Relationship with CharacterTextSplitter
This component uses a special text-splitting technique called CharacterTextSplitter
. This means it divides the text based on the number of characters, ensuring each chunk is roughly the same size.
Inputs
- Data Inputs: This is the large text you want to split into smaller pieces. It can be text from a document, a message, or any other text source within Nappai.
- Chunk Overlap: This setting controls how many characters are shared between consecutive chunks. A higher overlap helps maintain context between chunks, but creates slightly larger chunks. The default is 200 characters.
- Chunk Size: This sets the maximum number of characters in each resulting chunk. The default is 1000 characters.
- Separator: This specifies the character(s) used to separate the chunks. The default is a new line character (
\n
), meaning the text will be split into separate lines. You can change this if needed.
Outputs
The component produces a list of smaller text chunks. These chunks are ready to be used by other components in your Nappai workflow, such as those that analyze text, summarize information, or translate languages. Each chunk is a separate piece of data that can be processed independently.
Usage Example
Imagine you have a long legal document you want to summarize. You can use the “Split Text” component to break the document into smaller sections. Then, you can feed these sections into the “Summarizer” component to get a summary of each section, and finally combine those summaries for a complete overview.
Templates
This component is used in the ‘Vector Store RAG’ template.
Related Components
- Summarizer: Use this component to summarize the smaller text chunks created by “Split Text”.
- Categorizer: This component can help categorize the information within each chunk.
- Entities extraction: This component can extract key information from each chunk.
- Semantic Text Splitter: An alternative component that splits text based on meaning, rather than character count.
Tips and Best Practices
- Start with the default settings for Chunk Size and Chunk Overlap. Adjust these values if the resulting chunks are too large or too small for your needs.

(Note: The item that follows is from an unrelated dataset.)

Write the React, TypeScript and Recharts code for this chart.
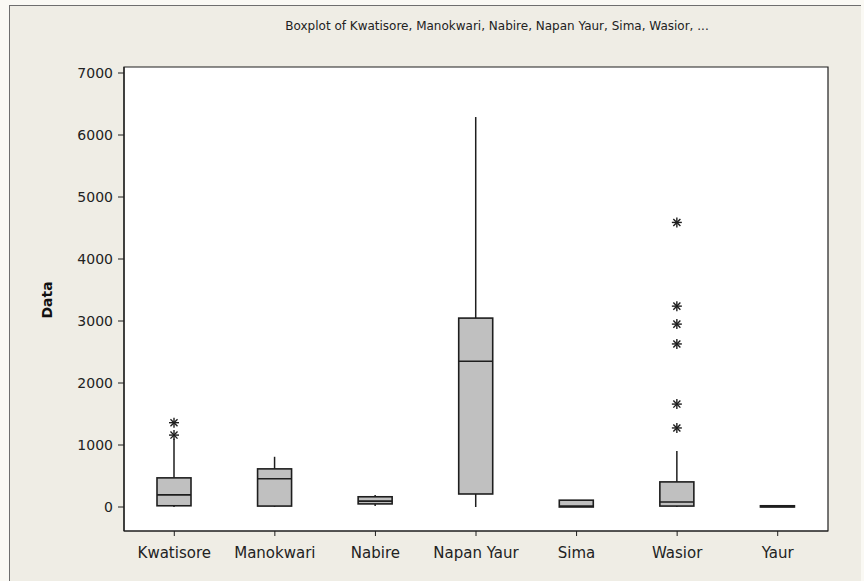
import { ComposedChart, Bar, XAxis, YAxis, CartesianGrid, ReferenceArea } from "recharts"

const sites = ["Kwatisore", "Manokwari", "Nabire", "Napan Yaur", "Sima", "Wasior", "Yaur"]
const whiskerLow = [0, 0, 15, 0, 0, 0, 0]
const q1 = [20, 15, 50, 210, 0, 15, 0]
const median = [195, 455, 95, 2350, 15, 80, 8]
const q3 = [470, 615, 165, 3047, 110, 405, 20]
const whiskerHigh = [1100, 810, 195, 6290, 110, 905, 20]
const outliers = [[1160, 1360], [], [], [], [], [1275, 1660, 2630, 2950, 3240, 4590], []]
const yTicks = [0, 1000, 2000, 3000, 4000, 5000, 6000, 7000]
const yDomain = [-387, 7097]

const rows = sites.map((name, i) => ({
  name,
  range: [whiskerLow[i], whiskerHigh[i]],
  q1: q1[i],
  med: median[i],
  q3: q3[i],
  out: outliers[i],
}))

const INK = "#1e1e1e"
const FONT = "'DejaVu Sans', sans-serif"

function Asterisk({ cx, cy }: { cx: number; cy: number }) {
  const r = 5
  const dx = r * Math.cos(Math.PI / 4)
  return (
    <g stroke={INK} strokeWidth={1.4}>
      <line x1={cx} y1={cy - r} x2={cx} y2={cy + r} />
      <line x1={cx - r} y1={cy} x2={cx + r} y2={cy} />
      <line x1={cx - dx} y1={cy - dx} x2={cx + dx} y2={cy + dx} />
      <line x1={cx - dx} y1={cy + dx} x2={cx + dx} y2={cy - dx} />
    </g>
  )
}

function BoxShape(props: any) {
  const { x, y, width, height, payload } = props
  const [lo, hi] = payload.range
  const top = Math.min(y, y + height)
  const h = Math.abs(height)
  // linear scale, so map any value from the whisker bar's pixel span
  const py = (v: number) => top + ((hi - v) / (hi - lo)) * h
  const cx = x + width / 2
  return (
    <g>
      <line x1={cx} x2={cx} y1={py(hi)} y2={py(payload.q3)} stroke={INK} strokeWidth={1.5} />
      <line x1={cx} x2={cx} y1={py(payload.q1)} y2={py(lo)} stroke={INK} strokeWidth={1.5} />
      <rect
        x={x}
        y={py(payload.q3)}
        width={width}
        height={Math.max(py(payload.q1) - py(payload.q3), 0.5)}
        fill="#c0c0c0"
        stroke={INK}
        strokeWidth={1.6}
      />
      <line x1={x} x2={x + width} y1={py(payload.med)} y2={py(payload.med)} stroke={INK} strokeWidth={1.6} />
      {payload.out.map((v: number, k: number) => (
        <Asterisk key={k} cx={cx} cy={py(v)} />
      ))}
    </g>
  )
}

export default function App() {
  return (
    <div style={{ position: "absolute", left: 0, top: 0, width: 864, height: 581, background: "#faf9f4", fontFamily: FONT }}>
      <div
        style={{
          position: "absolute",
          left: 9,
          top: 5,
          width: 851,
          height: 575,
          background: "#efede5",
          borderLeft: "1px solid #6e6e6e",
          borderTop: "1px solid #6e6e6e",
        }}
      />
      <div
        style={{
          position: "absolute",
          left: 0,
          width: 994,
          top: 19,
          textAlign: "center",
          fontSize: 12,
          color: "#222",
        }}
      >
        Boxplot of Kwatisore, Manokwari, Nabire, Napan Yaur, Sima, Wasior, ...
      </div>
      <div
        style={{
          position: "absolute",
          left: 47,
          top: 300,
          transform: "translate(-50%, -50%) rotate(-90deg)",
          fontSize: 14,
          fontWeight: "bold",
          color: "#111",
        }}
      >
        Data
      </div>
      <div style={{ position: "absolute", left: 0, top: 0 }}>
        <ComposedChart width={864} height={581} data={rows} margin={{ top: 67, right: 36, left: 44, bottom: 20 }}>
          <CartesianGrid horizontal={false} vertical={false} fill="#ffffff" />
          <ReferenceArea
            x1={sites[0]}
            x2={sites[sites.length - 1]}
            y1={yDomain[0]}
            y2={yDomain[1]}
            fill="none"
            stroke={INK}
            strokeWidth={1.2}
            ifOverflow="visible"
          />
          <XAxis
            dataKey="name"
            tickLine={{ stroke: INK }}
            axisLine={{ stroke: INK, strokeWidth: 1.2 }}
            tickSize={5}
            tickMargin={11}
            height={30}
            tick={{ fontSize: 15, fill: "#222", fontFamily: FONT }}
            interval={0}
          />
          <YAxis
            domain={yDomain}
            ticks={yTicks}
            allowDataOverflow
            width={80}
            tickSize={6}
            tickMargin={5}
            tickLine={{ stroke: INK }}
            axisLine={{ stroke: INK, strokeWidth: 1.2 }}
            tick={{ fontSize: 14, fill: "#222", fontFamily: FONT }}
          />
          <Bar dataKey="range" barSize={34} shape={BoxShape} isAnimationActive={false} />
        </ComposedChart>
      </div>
    </div>
  )
}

- Consider the context of your data when choosing the Separator. A new line (
\n
) is usually a good default, but you might need a different separator depending on your data format. - Experiment with different Chunk Overlap values to find the optimal balance between chunk size and context preservation.
Security Considerations
No specific security considerations apply to this component. The security of your data depends on the security of the data sources and other components in your Nappai workflow.